Despite the evolving inbound stream, he says Dem-Con is still processing enough wood to meet end-market demands.
An evolving process
When Dem-Con established its C&D MRF in 1999, the company relied primarily on hand sorting C&D loads from the facility’s transfer station. Over the last two decades, Dem-Con has upgraded the C&D MRF to improve efficiency and decrease reliance on manual sorting as finding workers to perform this job has become much more difficult in recent years.
“There is still a decent amount of manual sortation for our wood stream,” he says, “but securing labor continues to be a significant challenge. [The] Minnesota unemployment rate just hit 2 percent, which further exacerbates these challenges, impacting the ability to effectively operate the facility.”
Automating the sorting process allows the company to reduce its reliance on manual sorting and enables those workers to take higher skilled labor positions at the MRF facility instead, he adds.
Dem-Con’s C&D MRF features a C&D processing line from Erin Systems Inc., a business unit of Premier Tech Systems of Canada, that was added in 2008, along with a stationary electric grinder from Rotochopper, St. Martin, Minnesota, followed by a Rotochopper hammermill that feeds directly into the wood storage and loading building. The company also uses augers to automatically load trailers with wood products in a storage facility.
Keegan says Dem-Con added the 40-foot-by-60-foot storage building about five or six years ago to protect high-quality wood products from the elements, thereby reducing moisture.
“There were rejections of material on the biofuels side for moisture content, so if we could keep material dry, it had a greater value,” he says. “Also, you can’t sell wet animal bedding. So, keeping [the wood] dry was beneficial for all markets, for material handling and quality of the product, making sure it didn’t have mold or degradation,” Keegan adds.
Dem-Con added an air classifier to its C&D MRF two years ago as a way to reduce reliance on manual sorting. The air classifier helps to sort smaller fraction C&D materials that are difficult to sort by hand.
“We’ve gained operational efficiency,” Keegan says of adding the air classifier. “We’ve been able to essentially have less labor and process more material.”
The company also added air handling equipment to control dust in the wood grinding and sorting areas about six years ago to clean things up and to help improve efficiency.

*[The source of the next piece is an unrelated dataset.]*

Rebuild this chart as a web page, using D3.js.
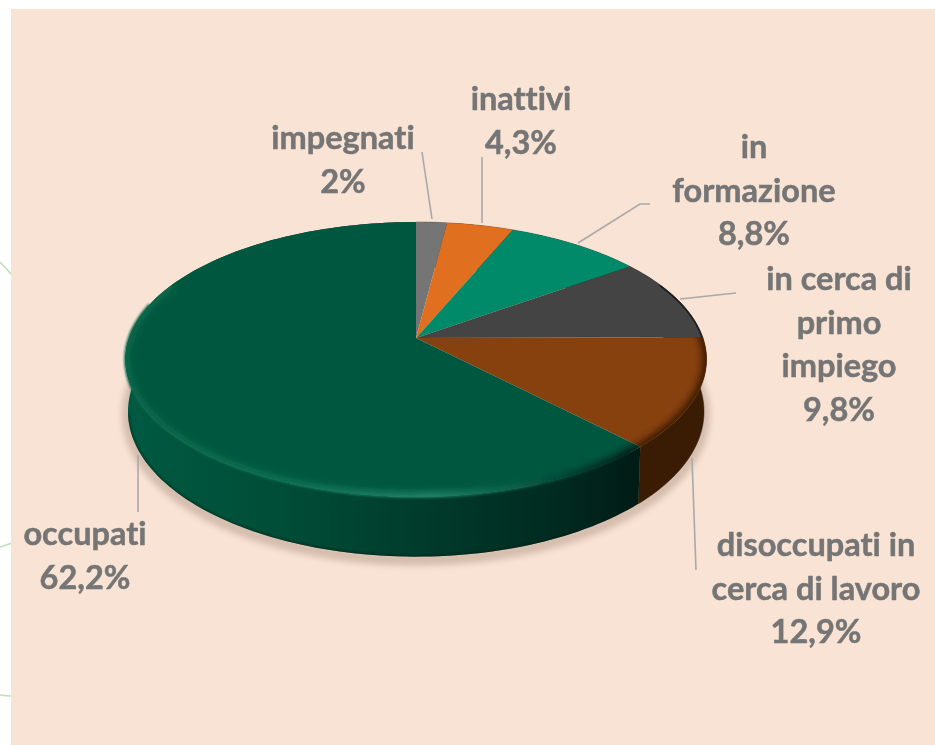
<!DOCTYPE html>
<html><head><meta charset="utf-8">
<script src="https://cdn.jsdelivr.net/npm/d3@7"></script>
<style>html,body{margin:0;padding:0;background:#fff}svg{display:block}</style>
</head><body><div id="chart"></div>
<script>
const categories = ["impegnati","inattivi","in formazione","in cerca di primo impiego","disoccupati in cerca di lavoro","occupati"];
const values = [2, 4.3, 8.8, 9.8, 12.9, 62.2];
const valueLabels = ["2%","4,3%","8,8%","9,8%","12,9%","62,2%"];
const labelLines = [["impegnati"],["inattivi"],["in","formazione"],["in cerca di","primo","impiego"],["disoccupati in","cerca di lavoro"],["occupati"]];
const topColors = ["#757575","#e0701f","#008a6a","#444444","#86410f","#00573f"];
const wallColors = ["#3a3a3a","#6e3408","#004535","#222222","#3a1c05","#003a2b"];

const W=935,H=745;
// layout (not data)
const labelX=[343,521,754,839,816,85], labelY=[149,110,158,290,556,545];
const leaders=[[[422,152],[432,219]],[[482,157],[482,223]],[[650,204],[640,204],[578,243]],[[736,293],[680,299]],[[692,458],[696,570]],[[138,455],[138,512]]];

const svg=d3.select("#chart").append("svg").attr("width",W).attr("height",H).attr("viewBox",[0,0,W,H]);
const defs=svg.append("defs");
const blur=(id,s)=>defs.append("filter").attr("id",id).attr("x","-20%").attr("y","-20%").attr("width","140%").attr("height","140%").append("feGaussianBlur").attr("stdDeviation",s);
blur("b6",5);blur("b3",3);blur("b1",1.2);blur("t",0.3);

const K=0.156;
const project=(A,B,Y0)=>a=>{const u=Math.sin(a),v=Math.cos(a),d=1+K*v;return [416+A*u/d,Y0-B*v/d];};
const topP=project(287,134,338), botP=project(284.5,141.5,389);
const pie=d3.pie().sort(null).startAngle(0).endAngle(2*Math.PI).value(d=>d)(values);
const steps=(a,b)=>d3.range(0,1.0001,1/Math.max(4,Math.ceil((b-a)*40))).map(t=>a+(b-a)*t);
const line=d3.line();
const arcPts=(P,a,b)=>steps(a,b).map(P);
const slicePath=d=>line([[416,338],...arcPts(topP,d.startAngle,d.endAngle)])+"Z";
const allBot=line(arcPts(botP,0,2*Math.PI))+"Z";
const rad=d=>d*Math.PI/180;

svg.append("rect").attr("width",W).attr("height",H).attr("fill","#fff");
["M0,262Q6,268 12,275","M0,547Q6,545 12,543","M0,695Q6,696 12,696"].forEach(p=>svg.append("path").attr("d",p).attr("fill","none").attr("stroke","#bfe0b8").attr("stroke-width",1.6));
svg.append("rect").attr("x",11).attr("y",9).attr("width",W-11).attr("height",H-9).attr("fill","#f8e3d4");

// shadow (front only)
const shadowArc=line(arcPts(botP,rad(75),rad(285)));
svg.append("path").attr("d",shadowArc).attr("fill","none").attr("stroke","#7a5a48").attr("stroke-width",12).attr("opacity",.28).attr("filter","url(#b3)").attr("transform","translate(0,3)");

const grad=(id,stops)=>{const g=defs.append("linearGradient").attr("id",id).attr("gradientUnits","userSpaceOnUse").attr("x1",125).attr("x2",636).attr("y1",0).attr("y2",0);stops.forEach(s=>g.append("stop").attr("offset",s[0]).attr("stop-color",s[1]));};
grad("wallGreen",[[0,"#005a41"],[.3,"#004d38"],[.6,"#003a2b"],[.85,"#002a20"],[1,"#001c15"]]);
grad("edgeGreen",[[0,"#07664a"],[.3,"#0b6d50"],[.6,"#1f8066"],[.76,"#0a6049"],[.92,"#00352a"],[1,"#002019"]]);

const wall=svg.append("g");
pie.forEach((d,i)=>{
  const t=arcPts(topP,d.startAngle,d.endAngle), b=arcPts(botP,d.startAngle,d.endAngle).reverse();
  wall.append("path").attr("d",line([...t,...b])+"Z").attr("fill",i===5?"url(#wallGreen)":wallColors[i]).attr("stroke",i===5?"none":wallColors[i]).attr("stroke-width",.5);
});
defs.append("clipPath").attr("id","clipWall").append("path").attr("d",allBot);
svg.append("path").attr("d",line(arcPts(botP,rad(150),rad(260)))).attr("fill","none").attr("stroke","#001a12").attr("stroke-width",3).attr("opacity",.5).attr("filter","url(#b1)").attr("clip-path","url(#clipWall)");

// top face with soft rim on the front part only
const face=svg.append("g");
pie.forEach((d,i)=>{
  const id="clip"+i;
  defs.append("clipPath").attr("id",id).append("path").attr("d",slicePath(d));
  face.append("path").attr("d",slicePath(d)).attr("fill",topColors[i]);
});
const rimG=face.append("g");
rimG.append("g").attr("clip-path","url(#clip4)").append("path").attr("d",line(arcPts(topP,pie[4].startAngle-.1,pie[4].endAngle+.05))).attr("fill","none").attr("stroke","#3f1e06").attr("stroke-width",9).attr("filter","url(#b3)");
rimG.append("g").attr("clip-path","url(#clip3)").append("path").attr("d",line(arcPts(topP,rad(65),rad(90)))).attr("fill","none").attr("stroke","#1c1c1c").attr("stroke-width",3).attr("filter","url(#t)");
rimG.append("g").attr("clip-path","url(#clip5)").append("path").attr("d",line(arcPts(topP,pie[5].startAngle,rad(295)))).attr("fill","none").attr("stroke","url(#edgeGreen)").attr("stroke-width",10).attr("filter","url(#b3)");
// soften the seam between face and wall
rimG.append("path").attr("d",line(arcPts(topP,pie[5].startAngle+.05,rad(285)))).attr("fill","none").attr("stroke","url(#edgeGreen)").attr("stroke-width",2.5).attr("filter","url(#b1)");

leaders.forEach(l=>svg.append("path").attr("d",line(l)).attr("fill","none").attr("stroke","#a9a9a9").attr("stroke-width",1.6));

const LH=43.6;
categories.forEach((c,i)=>{
  const t=svg.append("text").attr("text-anchor","middle").attr("font-family","Lato, 'Open Sans', sans-serif").attr("font-weight",700).attr("font-size",32.5).attr("fill","#757575").attr("stroke","#757575").attr("stroke-width",.5).attr("filter","url(#t)").style("font-variant-ligatures","none");
  [...labelLines[i],valueLabels[i]].forEach((s,j)=>t.append("tspan").attr("x",labelX[i]).attr("y",labelY[i]+j*LH).text(s));
});
</script></body></html>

Keegan adds that Dem-Con is continually evaluating ways to automate the C&D MRF. He says, “We’re looking to things like robotics, opticals and automated sortation for wood processing.”
An evolving market
End markets serve as the main driver for recycling any commodity, including wood. Over the years, key markets for Dem-Con’s wood have included biofuels, animal bedding, landscape mulch, erosion materials and sorbents, with these markets fluctuating based on demand.
As with equipment, end markets for wood have evolved. Until a couple of years ago, Dem-Con primarily sold its wood to the biomass market. Keegan says that end markets for wood have diminished in Minnesota in the last couple of years, though.
“We have seen some biomass plants in Minnesota closing down or moving away from recovered wood as a feedstock in favor of green wood or agricultural waste products based on the price point for these products,” he says. “Wind and solar are also becoming the desired choice for renewable energy, further driving some biomass markets to shift away from recovered wood.”
Although the biomass market has declined in Minnesota, Keegan says other end markets for wood remain strong. “Our larger focus is on animal bedding and landscape mulch, with some limited use in sorbents,” he says.
Regardless of end-market changes, Keegan says Dem-Con will continue finding ways to recycle wood and other C&D materials.
“It’s easier and more profitable to landfill materials, but at the end of the day, we are recycling materials to conserve our air space and landfills,” he says. “That’s really the genesis of C&D recycling—do the right thing and have a sustainable business operation. That’s what drives us and why we have had this facility running since 1999.”